The threat landscape of cyber space has changed considerably over the last 30 years. As a domain, access to it was once fairly limited, often accessible only to enterprise users, such as governments, educational institutions, and the largest corporations. But today, there are billions of users, small and large, some of which may not even realize how reliant they are on cyber space. Much the same way that many people were born into the age of electricity (and would have a difficult time imagining life without it), there is an entire generation of people that feel the same way about the Internet.

With the greater integration of technology that relies on the Internet to function into our daily lives, there will be even more access points into the cyber domain. Perhaps though, the most significant change has been our behavioral use of technology. For example, a cellular telephone, even up until the mid-2000s, was primarily used to make telephone calls, perhaps SMS text messages, and nothing else; today, a smartphone allows you to place calls, send multimedia messages, videoconference, search maps, conduct banking, monitor our health, and serve as mobile point of sale terminals, just to mention a few uses. Smartphones can even be used to hack networks.

Of course, there is a price for all these conveniences: our information. Whether it is personal or professional, our information is the newest form of currency. Yet, a paradox exists: trends show we would rather not give up our information to the Internet, but we still do so in growing fashion (Shinal, 2016). The clashes are prevalent. For example, people can claim to care about their privacy, but these same people, simultaneously, are active and prolific social media users. Corporations make efforts to employ cyber security best practices, but many do not collaborate with their supply chains or take an active interest in training all levels of their staff. And governments are in a constant struggle to balance civil rights with national security interests.

In the last 30 years, perhaps the most significant changes are in the areas of size, scale, scope, and complexity of the challenges. The challenges are only magnified when 99% of computers are considered to be vulnerable (Zaharia, 2016). In other words, for every convenience comes additional vulnerability. Simultaneously, attackers are getting better and faster, moving at a rate that is outpacing the defenders’ ability to protect the network and our information (Shephard, 2015).

Yet for all these challenges, the core issues are not all too different from those that professionals faced in the 1980s. To be more specific, from a historical perspective, cyber conflicts have only changed gradually, with many of the lessons of the past ignored (Healey, 2013). Perhaps this ignorance exists because we have failed to accept that most major international cyber incidents are an extension of pre-existing conflicts already in the physical domain (Gamero-Garrido, 2015).
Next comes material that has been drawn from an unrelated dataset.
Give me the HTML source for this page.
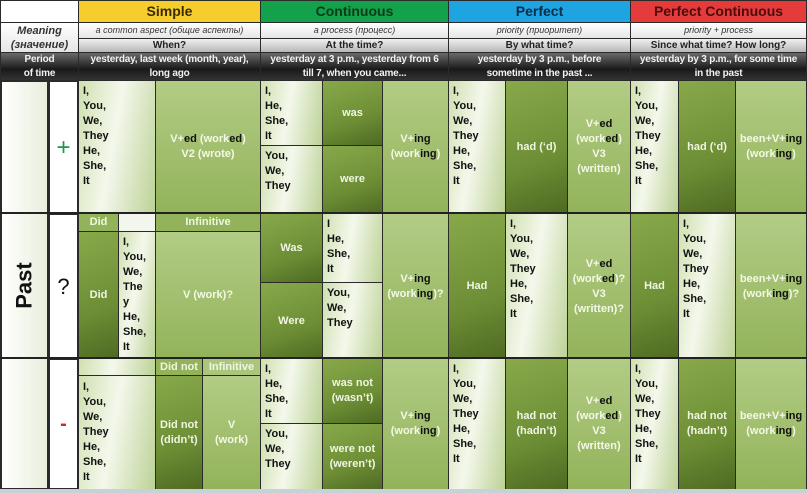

But more importantly, the single greatest challenge in the cyber domain is also the area most often left unaddressed: the people. People do not have a uniform level of understanding of the cyber issues (Barloon, 2016), which, in turn, increases our vulnerabilities, despite our very best technical efforts. Therefore, as long as the issues related to our cyber awareness are left unaddressed – or more simply put: addressing “the people side” of the problem – we will continue to grapple with the same cyber domain challenges we are faced with today, where perhaps the only difference will be the magnitude of the problem.

This report presents a series of issues which impact a person’s awareness of the cyber domain. Some of the issues are at the macro level, such as the conflict between social systems, and others are at the micro level, such as the behavior of individual users. The purpose of presenting these wide-ranging issues is to demonstrate to the reader that behind every cyber challenge, there is a person; a person who makes a decision, a person who influences a system, and a person who often stands exposed and unaware.